Recently my high school graduating class celebrated twenty years since graduation. And while I still can’t believe it’s been that long ago since I was a teenager, the deep regrets that go back all those years are still able to attack my heart, even at such a distance.
I wonder if you can relate.
Regret is such a harsh word for us. It can bring up emotions in us that can seem hard to understand and accept. Pastor John Piper wrote a sermon about godly regret versus worldly regret, and it helps when I think back on my life before Jesus. He said that there is a regret that leads to shame and humiliation and embarrassment, and one that leads to repentance and salvation. I’m certain you can see which one is the godly regret. Second Corinthians 7:10 says:
“For godly grief produces a repentance that leads to salvation without regret, whereas worldly grief produces death.”

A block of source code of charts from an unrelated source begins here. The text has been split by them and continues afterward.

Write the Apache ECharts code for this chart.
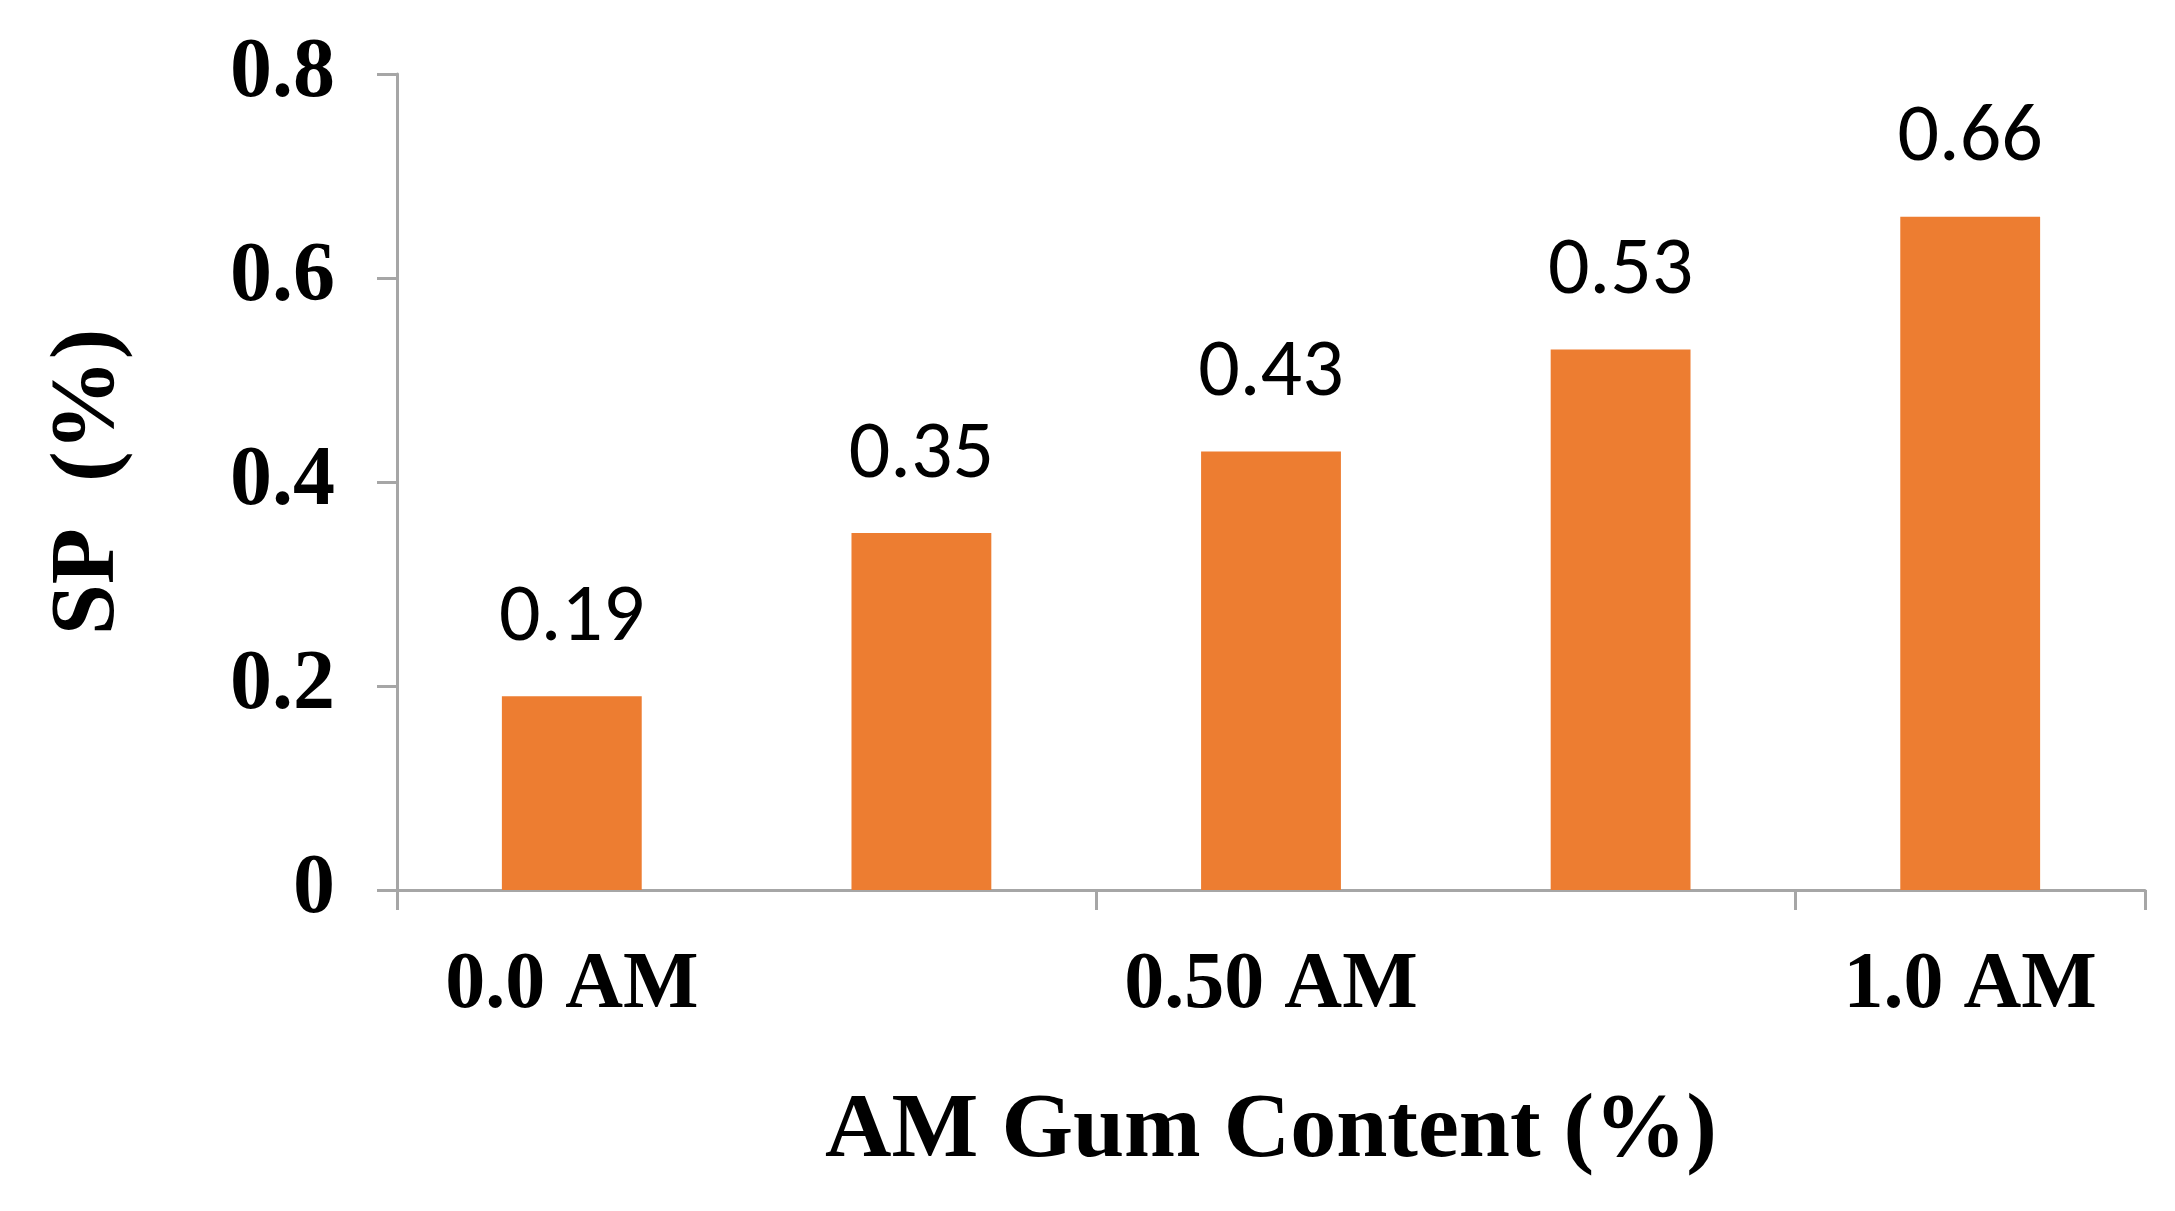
<!DOCTYPE html>
<html><head><meta charset="utf-8">
<script src="https://cdn.jsdelivr.net/npm/echarts@6/dist/echarts.min.js"></script>
<style>html,body{margin:0;padding:0;background:#fff}#c{width:2175px;height:1211px}</style>
</head><body><div id="c"></div>
<script>
const categories = ['0.0 AM','0.25 AM','0.50 AM','0.75 AM','1.0 AM'];
const spValues = [0.19,0.35,0.43,0.53,0.66];
const yTicks = [0,0.2,0.4,0.6,0.8];
const serif = '"Liberation Serif","Times New Roman",serif';
const chart = echarts.init(document.getElementById('c'));
chart.setOption({
  animation:false,
  grid:{left:397,right:30,top:74,bottom:321},
  xAxis:{type:'category',data:categories,
    name:'AM Gum Content (%)',nameLocation:'middle',nameGap:196,
    nameTextStyle:{fontFamily:serif,fontWeight:'bold',fontSize:92,color:'#000'},
    axisLine:{lineStyle:{color:'#A6A6A6',width:3}},
    axisTick:{show:true,length:20,lineStyle:{color:'#A6A6A6',width:3}},
    axisLabel:{margin:56,fontFamily:serif,fontWeight:'bold',fontSize:80,color:'#000'}},
  yAxis:{type:'value',min:0,max:0.8,interval:0.2,
    name:'SP  (%)',nameLocation:'middle',nameGap:262,
    nameTextStyle:{fontFamily:serif,fontWeight:'bold',fontSize:92,color:'#000'},
    axisLine:{show:true,lineStyle:{color:'#A6A6A6',width:3}},
    axisTick:{show:true,length:20,lineStyle:{color:'#A6A6A6',width:3}},
    splitLine:{show:false},
    axisLabel:{margin:62,fontFamily:serif,fontWeight:'bold',fontSize:84,color:'#000',
      formatter:v=>yTicks.includes(+v.toFixed(1))?String(+v.toFixed(1)):''}},
  series:[{type:'bar',data:spValues,barWidth:'40%',itemStyle:{color:'#ED7D31'},
    label:{show:true,position:'top',distance:36,fontFamily:'Carlito,"Open Sans",sans-serif',fontSize:82,color:'#000',
      formatter:p=>p.value.toFixed(2)}}]
});
</script></body></html>
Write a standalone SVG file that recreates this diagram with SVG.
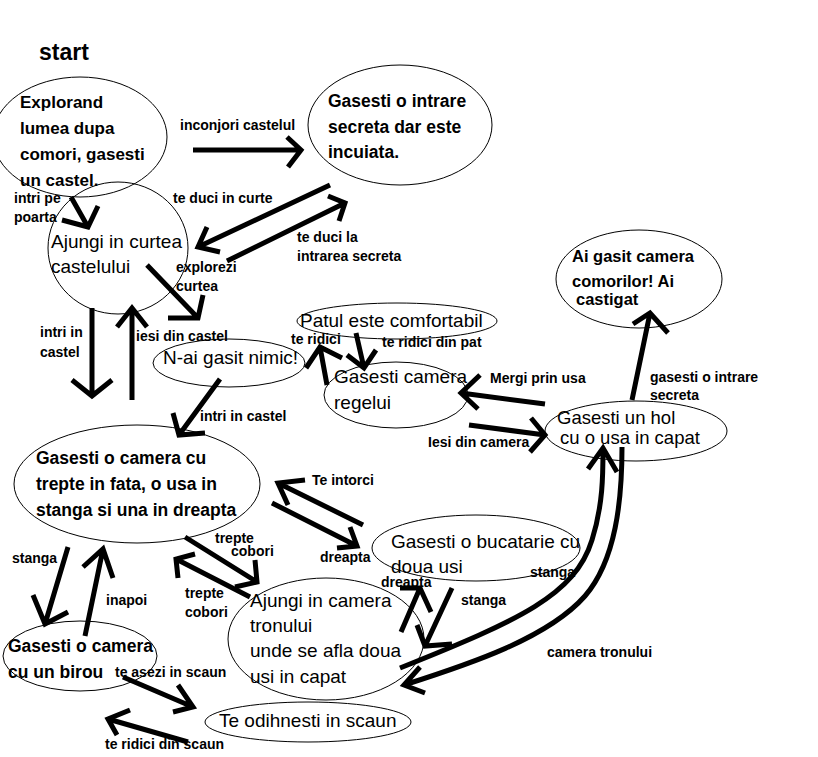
<svg xmlns="http://www.w3.org/2000/svg" width="818" height="757" viewBox="0 0 818 757">
<style>
.bg{fill:#fff}
.node ellipse{fill:none;stroke:#000;stroke-width:1}
.node text{font-family:"Liberation Sans",Arial,sans-serif;font-size:19px;fill:#000}
.node text.b{font-weight:bold;font-size:17.5px}
.lbl{font-family:"Liberation Sans",Arial,sans-serif;font-weight:bold;font-size:14px;fill:#000}
#connectors path{fill:none;stroke:#000;stroke-width:5;stroke-linejoin:miter;stroke-linecap:butt}
</style>
<rect class="bg" x="0" y="0" width="818" height="757"/>
<text class="lbl" x="39" y="60" style="font-size:23px">start</text>

<g id="n-explorand" class="node">
<ellipse cx="80" cy="137" rx="87" ry="60"/>
<text class="b" x="20" y="108" style="font-size:17px">Explorand</text>
<text class="b" x="20" y="134" style="font-size:17px">lumea dupa</text>
<text class="b" x="20" y="160" style="font-size:17px">comori, gasesti</text>
<text class="b" x="20" y="186" style="font-size:17px">un castel.</text>
</g>
<g id="n-intrare" class="node">
<ellipse cx="400" cy="125" rx="92" ry="60"/>
<text class="b" x="328" y="107">Gasesti o intrare</text>
<text class="b" x="328" y="133">secreta dar este</text>
<text class="b" x="328" y="158">incuiata.</text>
</g>
<g id="n-curtea" class="node">
<ellipse cx="118" cy="248" rx="70" ry="66"/>
<text x="51" y="248">Ajungi in curtea</text>
<text x="51" y="273">castelului</text>
</g>
<g id="n-nimic" class="node">
<ellipse cx="229" cy="363" rx="76" ry="24"/>
<text x="163" y="364">N-ai gasit nimic!</text>
</g>
<g id="n-patul" class="node">
<ellipse cx="397" cy="321" rx="100" ry="18"/>
<text x="300" y="327">Patul este comfortabil</text>
</g>
<g id="n-regelui" class="node">
<ellipse cx="396" cy="395" rx="72" ry="33"/>
<text x="334" y="383">Gasesti camera</text>
<text x="334" y="409">regelui</text>
</g>
<g id="n-comori" class="node">
<ellipse cx="639" cy="279" rx="83" ry="49"/>
<text class="b" x="572" y="262" style="font-size:16.5px">Ai gasit camera</text>
<text class="b" x="572" y="287" style="font-size:16.5px">comorilor! Ai</text>
<text class="b" x="576" y="305" style="font-size:16.5px">castigat</text>
</g>
<g id="n-hol" class="node">
<ellipse cx="636" cy="431" rx="91" ry="30"/>
<text x="557" y="424" style="font-size:18.5px">Gasesti un hol</text>
<text x="560" y="444" style="font-size:18.5px">cu o usa in capat</text>
</g>
<g id="n-trepte" class="node">
<ellipse cx="137" cy="484" rx="123" ry="59"/>
<text class="b" x="36" y="464">Gasesti o camera cu</text>
<text class="b" x="36" y="490">trepte in fata, o usa in</text>
<text class="b" x="36" y="516">stanga si una in dreapta</text>
</g>
<g id="n-bucatarie" class="node">
<ellipse cx="476" cy="548" rx="104" ry="33"/>
<text x="391" y="548">Gasesti o bucatarie cu</text>
<text x="391" y="573">doua usi</text>
</g>
<g id="n-tronului" class="node">
<ellipse cx="326" cy="639" rx="98" ry="61"/>
<text x="250" y="607">Ajungi in camera</text>
<text x="250" y="632">tronului</text>
<text x="250" y="657">unde se afla doua</text>
<text x="250" y="683">usi in capat</text>
</g>
<g id="n-birou" class="node">
<ellipse cx="80" cy="656" rx="77" ry="35"/>
<text class="b" x="8" y="652">Gasesti o camera</text>
<text class="b" x="8" y="678">cu un birou</text>
</g>
<g id="n-scaun" class="node">
<ellipse cx="308" cy="722" rx="103" ry="20"/>
<text x="219" y="727">Te odihnesti in scaun</text>
</g>

<g id="connectors">
<path d="M193,150 L301,150 M287,137 L301,150 L288,167"/>
<path d="M71,197 L88,227 M62,220 L88,227 L98,206"/>
<path d="M330,185 L198,247 M207,227 L198,247 L220,252"/>
<path d="M227,261 L345,203 M328,196 L345,203 L339,221"/>
<path d="M147,265 L198,318 M168,318 L198,318 L203,295"/>
<path d="M92,308 L92,396 M72,380 L92,396 L112,380"/>
<path d="M132,400 L132,308 M117,327 L132,308 L147,327"/>
<path d="M220,379 L179,435 M173,413 L179,435 L205,433"/>
<path d="M327,385 L320,347 M306,368 L320,347 L342,358"/>
<path d="M356,333 L364,368 M347,355 L364,368 L376,350"/>
<path d="M545,404 L461,393 M480,375 L461,393 L478,409"/>
<path d="M469,425 L545,435 M531,418 L545,435 L530,452"/>
<path d="M632,400 L650,313 M633,324 L650,313 L668,333"/>
<path d="M363,525 L278,483 M305,480 L278,483 L288,505"/>
<path d="M272,503 L357,546 M350,527 L357,546 L337,548"/>
<path d="M185,537 L257,582 M255,560 L257,582 L235,587"/>
<path d="M250,597 L176,559 M195,554 L176,559 L178,578"/>
<path d="M68,547 L45,624 M33,595 L45,624 L68,612"/>
<path d="M85,636 L103,549 M83,567 L103,549 L113,578"/>
<path d="M123,677 L193,707 M178,685 L193,707 L173,712"/>
<path d="M188,742 L108,719 M130,710 L108,719 L117,735"/>
<path d="M401,632 L420,588 M400,588 L420,588 L431,612"/>
<path d="M452,588 L425,646 M417,625 L425,646 L452,644"/>
<path d="M400,668 C520,620 575,595 592,540 C603,505 603,475 603,448 M588,469 L603,448 L617,472"/>
<path d="M622,447 C622,500 616,560 585,596 C548,638 470,664 404,685 M420,667 L404,685 L425,693"/>
</g>

<g id="labels">
<text class="lbl" x="180" y="130">inconjori castelul</text>
<text class="lbl" x="14" y="203">intri pe</text>
<text class="lbl" x="14" y="222">poarta</text>
<text class="lbl" x="173" y="203">te duci in curte</text>
<text class="lbl" x="297" y="242">te duci la</text>
<text class="lbl" x="297" y="261">intrarea secreta</text>
<text class="lbl" x="176" y="272">explorezi</text>
<text class="lbl" x="176" y="291">curtea</text>
<text class="lbl" x="40" y="337">intri in</text>
<text class="lbl" x="40" y="357">castel</text>
<text class="lbl" x="136" y="341">iesi din castel</text>
<text class="lbl" x="291" y="344">te ridici</text>
<text class="lbl" x="382" y="347">te ridici din pat</text>
<text class="lbl" x="490" y="383">Mergi prin usa</text>
<text class="lbl" x="428" y="447">Iesi din camera</text>
<text class="lbl" x="650" y="382">gasesti o intrare</text>
<text class="lbl" x="650" y="400">secreta</text>
<text class="lbl" x="200" y="421">intri in castel</text>
<text class="lbl" x="312" y="485">Te intorci</text>
<text class="lbl" x="320" y="562">dreapta</text>
<text class="lbl" x="215" y="543">trepte</text>
<text class="lbl" x="231" y="556">cobori</text>
<text class="lbl" x="185" y="598">trepte</text>
<text class="lbl" x="185" y="617">cobori</text>
<text class="lbl" x="12" y="563">stanga</text>
<text class="lbl" x="106" y="605">inapoi</text>
<text class="lbl" x="381" y="587">dreapta</text>
<text class="lbl" x="461" y="605">stanga</text>
<text class="lbl" x="530" y="577">stanga</text>
<text class="lbl" x="547" y="657">camera tronului</text>
<text class="lbl" x="115" y="677">te asezi in scaun</text>
<text class="lbl" x="105" y="749">te ridici din scaun</text>
</g>
</svg>
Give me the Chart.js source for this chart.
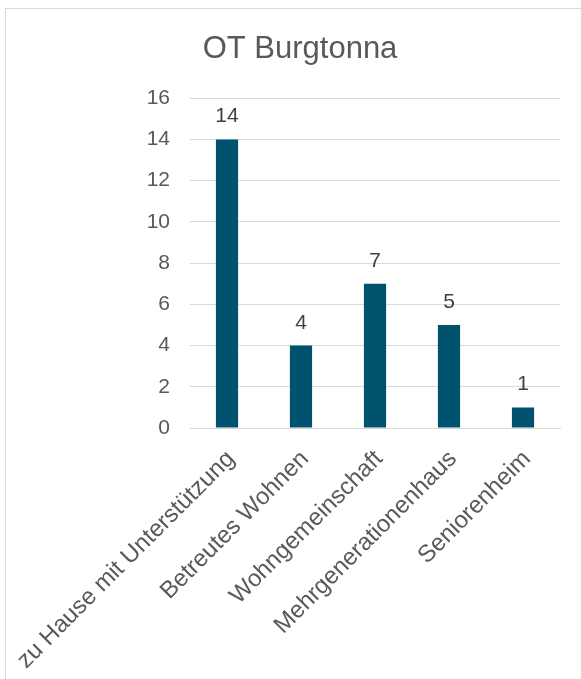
<!DOCTYPE html>
<html>
<head>
<meta charset="utf-8">
<script src="https://cdn.jsdelivr.net/npm/chart.js@4"></script>
<style>
  html, body { margin: 0; padding: 0; background: #fff; }
  #wrap { position: relative; width: 581px; height: 679px; }
  #frame { position: absolute; left: 5px; top: 8px; right: -2px; bottom: -2px;
           border: 1px solid #d9d9d9; }
</style>
</head>
<body>
<div id="wrap">
  <div id="frame"></div>
  <canvas id="bar-chart"></canvas>
</div>
<script>
const categories = [
  "zu Hause mit Unterstützung",
  "Betreutes Wohnen",
  "Wohngemeinschaft",
  "Mehrgenerationenhaus",
  "Seniorenheim"
];
const counts = [14, 4, 7, 5, 1];
const yTicks = [0, 2, 4, 6, 8, 10, 12, 14, 16];

// values above each bar
const valueLabels = {
  id: "valueLabels",
  afterDatasetsDraw(chart) {
    const ctx = chart.ctx;
    const meta = chart.getDatasetMeta(0);
    ctx.save();
    ctx.fillStyle = "#404040";
    ctx.font = "21px 'Liberation Sans', Arial, sans-serif";
    ctx.textAlign = "center";
    ctx.textBaseline = "alphabetic";
    meta.data.forEach((bar, i) => {
      ctx.fillText(String(counts[i]), bar.x, bar.y - 17);
    });
    ctx.restore();
  }
};

Chart.defaults.font.family = "'Liberation Sans', Arial, sans-serif";
Chart.defaults.color = "#595959";

new Chart(document.getElementById("bar-chart"), {
  type: "bar",
  data: {
    labels: categories,
    datasets: [{
      data: counts,
      backgroundColor: "#00536e",
      barPercentage: 0.3,
      categoryPercentage: 1
    }]
  },
  options: {
    responsive: true,
    maintainAspectRatio: false,
    animation: false,
    layout: { padding: { left: 40, right: 21, top: 0, bottom: 0 } },
    plugins: {
      legend: { display: false },
      tooltip: { enabled: false },
      title: {
        display: true,
        text: "OT Burgtonna",
        color: "#595959",
        font: { size: 31, weight: "normal" },
        padding: { top: 31, bottom: 30 }
      }
    },
    scales: {
      x: {
        grid: { display: false, drawTicks: false },
        border: { color: "#d9d9d9", width: 1 },
        ticks: {
          color: "#595959",
          font: { size: 24 },
          minRotation: 45,
          maxRotation: 45,
          autoSkip: false,
          padding: 17,
          labelOffset: 4
        },
        afterFit(scale) {
          scale.height = 251;
          // the long rotated labels may overflow to the left, like in the original
          scale.paddingLeft = 0;
          scale.paddingRight = 0;
        }
      },
      y: {
        min: 0,
        max: 16,
        afterBuildTicks(scale) { scale.ticks = yTicks.map(v => ({ value: v })); },
        grid: { color: "#d9d9d9", drawTicks: false },
        border: { display: false },
        ticks: {
          color: "#595959",
          font: { size: 21 },
          padding: 20
        },
        afterFit(scale) { scale.width = 150; }
      }
    }
  },
  plugins: [valueLabels]
});
</script>
</body>
</html>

That’s the kind of regret available to us if we trust it to be true — godly regret. This can and should be part of each of our stories of becoming free.
When I look back on my high school and college years, I just want to hang my head in shame for the way I represented Jesus and His Good News. I trampled on it! I proclaimed it with my mouth, judged those around me who didn’t believe, and then lived for myself with no regard for the God of the universe. I was like the Pharisees in the Bible—so much knowledge and no life-change. Loving the Lord my God with all my heart, mind, and soul wasn’t even on my radar.
I was on the leadership team for our school’s Fellowship of Christian Athletes, for example, and the whole time, I was drinking heavily and sleeping with my boyfriend. I mean, how fake is that! It’s not like I was the only one, but it still wasn’t okay. I was in leadership. I was part of an organization with the purpose of championing the gospel, and yet I hadn’t been changed by the gospel myself! My life was no different from anyone who didn’t claim to know Jesus at all...except that I’d grown up in church, and still went to church every Sunday whether I was hung over or not. That’s what I built my safety net with—the misconception that since I’d “prayed the prayer,” been baptized, regularly attended church, and was what most people considered a relatively good person, I was safe from hell. I was fine. The double life was working out okay for me. I was managing it. And I was safely on God’s side in spite of it.
Only I wasn’t fine. I was enslaved to my sin.
This Jesus I spoke about and sang about was, in reality, a stranger to me. I could tell you stuff about Him, but not about how He’d changed my life. Because He hadn’t. Even my life as a churchgoer was a denial of Jesus.
Our family was recently reading one of the passages in the Gospels where Peter denied Jesus three times on the eve of His crucifixion. As we were reading, I couldn’t help but think back to how my own life had once been such a denial of Him. On the outside, I acted like I knew Him, and loved Him, but on the inside, I was purely living for my own self—definitely not following Jesus.
But it brought to mind another story—one that followed a few weeks later in Peter’s life, after Jesus had been resurrected from the dead, before ascending into heaven to be with God the Father. Peter and some of the others had been up before dawn, out on their fishing boat, catching nothing but the wind in their sails. Yet at daybreak, Jesus had called to them from the shoreline, telling them to try casting their nets again, that they might just catch some fish this time. And, boy, did they ever.
At the sight of this miracle, Peter dived right into the water and swam directly to Jesus, who was waiting for them around a charcoal fire, with fish and bread roasting for breakfast in the early- morning light. Does it sound like Jesus was there to berate him? To shame him? To fuel his sense of regret?
No, Jesus had already paid Peter’s debt—and your debt, and my debt—days earlier when He died on the cross, and then rose from the dead. He’d forgiven Peter for denying Him, same as He’s forgiven me for denying Him too.
I don’t know where I’m catching you today. I don’t know if you started following Jesus as a kid and sort of wandered away from Him. I don’t know if you’re even now still trying to straddle the two boats of a double life. Perhaps you’re lashed with regret with no real idea for how to get past it.
All I really know is that He started pursuing us long before we were interested in running after Him. And only through receiving Christ’s righteousness and being given a new heart by God’s grace could anything good ever come out of me and out of you.
That’s what makes our stories worth telling.